The standard AuditEventTypes defined in 10000-5 already include the fields required for Condition related audit records. To allow for filtering and grouping, this standard defines a number of sub-types of the AuditEventTypes but without adding new fields to them.
This standard describes the AuditEventType that each Method shall generate if Audit Events are supported by the Server. For example, the Disable Method has an AlwaysGeneratesEvent Reference to an AuditConditionEnableEventType. An Event of this type shall be generated for every invocation of the Method if audit events are supported. The audit Event describes the user interaction with the system, in some cases this interaction may affect more than one Condition or be related to more than one state.

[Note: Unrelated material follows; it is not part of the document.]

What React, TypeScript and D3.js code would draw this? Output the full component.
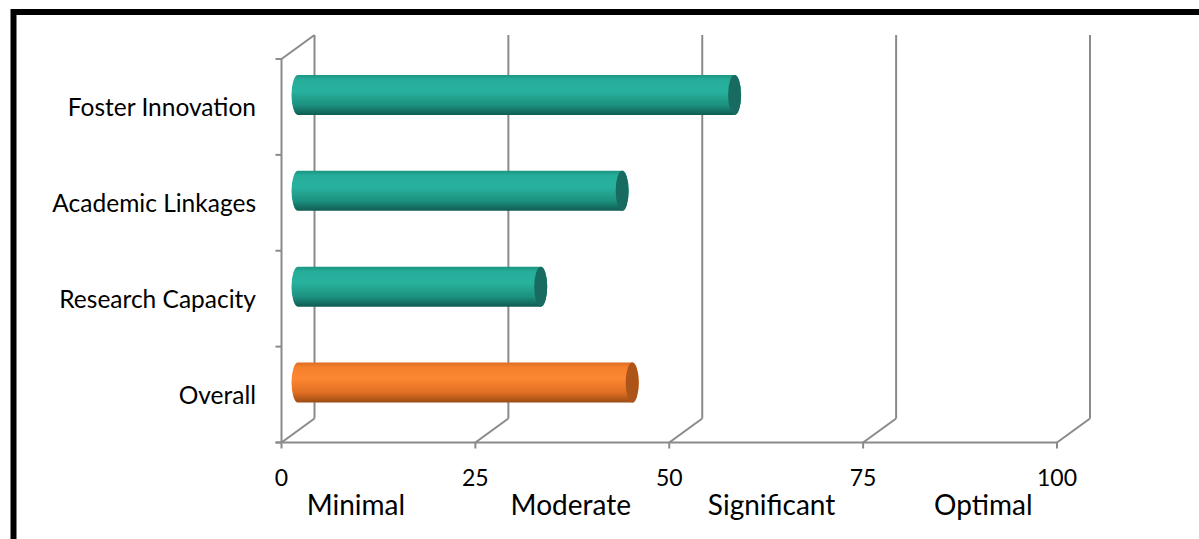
import React from "react";
import * as d3 from "d3";

const categories = ["Foster Innovation", "Academic Linkages", "Research Capacity", "Overall"];
const values = [56.3, 41.8, 31.3, 43.1];
const isOverall = [false, false, false, true];
const xTicks = [0, 25, 50, 75, 100];
const levelLabels = ["Minimal", "Moderate", "Significant", "Optimal"];

const W = 1199;
const H = 539;
const FONT = "Lato, 'Open Sans', sans-serif";

export default function App() {
  const x = d3.scaleLinear().domain([0, 100]).range([281.5, 1057]);
  const y = d3.scaleBand<string>().domain(categories).range([59, 442.5]).padding(0);
  const DX = 33;
  const DY = 24;
  const floorY = 442.5;
  const topY = 35;
  const barH = 40;
  const grid = "#8a8a8a";

  // level label centres (layout, in data units)
  const levelPos = [9.6, 37.3, 63.2, 90.5];

  const bandEdges = categories.map((c) => y(c)!).concat([y.range()[1]]);

  return (
    <svg
      width={W}
      height={H}
      style={{ position: "absolute", left: 0, top: 0, background: "#fff" }}
    >
      <defs>
        <linearGradient id="teal" x1="0" y1="0" x2="0" y2="1">
          <stop offset="0%" stopColor="#1c9584" />
          <stop offset="12%" stopColor="#26ad99" />
          <stop offset="40%" stopColor="#27b29e" />
          <stop offset="75%" stopColor="#1d917f" />
          <stop offset="100%" stopColor="#0f5c52" />
        </linearGradient>
        <linearGradient id="orange" x1="0" y1="0" x2="0" y2="1">
          <stop offset="0%" stopColor="#dc6e22" />
          <stop offset="12%" stopColor="#f5802c" />
          <stop offset="40%" stopColor="#fd8732" />
          <stop offset="75%" stopColor="#e06f22" />
          <stop offset="100%" stopColor="#9a4a14" />
        </linearGradient>
      </defs>

      {/* outer frame */}
      <rect x={13.5} y={12} width={1400} height={700} fill="none" stroke="#000" strokeWidth={6} />

      {/* back wall gridlines + floor diagonals */}
      {xTicks.map((t) => (
        <g key={"g" + t}>
          <line x1={x(t) + DX} x2={x(t) + DX} y1={topY} y2={floorY - DY} stroke={grid} strokeWidth={2} />
          <line x1={x(t) + DX} x2={x(t)} y1={floorY - DY} y2={floorY} stroke={grid} strokeWidth={2} />
        </g>
      ))}

      {/* left wall */}
      <line x1={x(0)} x2={x(0)} y1={topY + DY} y2={floorY} stroke={grid} strokeWidth={2} />
      <line x1={x(0)} x2={x(0) + DX} y1={topY + DY} y2={topY} stroke={grid} strokeWidth={2} />
      {bandEdges.map((e, i) => (
        <line key={"yt" + i} x1={x(0) - 6} x2={x(0)} y1={e} y2={e} stroke={grid} strokeWidth={2} />
      ))}

      {/* floor front edge */}
      <line x1={x(0) - 6} x2={x(100)} y1={floorY} y2={floorY} stroke={grid} strokeWidth={2} />
      {xTicks.map((t) => (
        <line key={"xt" + t} x1={x(t)} x2={x(t)} y1={floorY} y2={floorY + 6} stroke={grid} strokeWidth={2} />
      ))}

      {/* bars as cylinders */}
      {categories.map((c, i) => {
        const cy = y(c)! + y.bandwidth() / 2 - DY / 2;
        const x0 = x(0) + DX / 2;
        const x1 = x(values[i]) + DX / 2;
        const ry = barH / 2;
        const rx = 6.5;
        const top = cy - ry;
        const bot = cy + ry;
        const d = `M${x0},${top} L${x1},${top} A${rx},${ry} 0 0 1 ${x1},${bot} L${x0},${bot} A${rx},${ry} 0 0 1 ${x0},${top} Z`;
        return (
          <g key={c}>
            <path d={d} fill={isOverall[i] ? "url(#orange)" : "url(#teal)"} />
            <ellipse cx={x1} cy={cy} rx={rx} ry={ry} fill={isOverall[i] ? "#ad5419" : "#176b61"} />
          </g>
        );
      })}

      {/* category labels */}
      {categories.map((c) => (
        <text
          key={"l" + c}
          x={256}
          y={y(c)! + y.bandwidth() / 2}
          textAnchor="end"
          dominantBaseline="central"
          fontFamily={FONT}
          fontSize={24.5}
          fill="#000"
        >
          {c}
        </text>
      ))}

      {/* x tick labels */}
      {xTicks.map((t) => (
        <text key={"xl" + t} x={x(t)} y={486} textAnchor="middle" fontFamily={FONT} fontSize={23} fill="#000">
          {t}
        </text>
      ))}

      {/* level labels */}
      {levelLabels.map((l, i) => (
        <text key={l} x={x(levelPos[i])} y={515} textAnchor="middle" fontFamily={FONT} fontSize={28} fill="#000">
          {l}
        </text>
      ))}
    </svg>
  );
}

In a system, alarms might be managed at different levels and by different applications. An alarm might be detected in an instrument, but the full alarm model for that alarm instance might be maintained in a higher level Server. This can cause issues in cases where the instrument is restarted or the UA Server that is acting as an alarm server is restarted. It is desirable that the state of alarms is maintained and that after any restart of either application all alarms recover their same state as before the restart. But it is acceptable if an alarm might require some management actions again following a restart. It is not acceptable that a device that is in alarm is no longer reported as being in alarm. For example, if the AlarmManager is restarted when it recovers it is able to detect that the device has an alarm, but it might not be able to recover that the alarm has a comment that had been entered as part of an alarm acknowledgement or even that is was acknowledged. The details of what states are expected to be recovered are provided in the individual object models.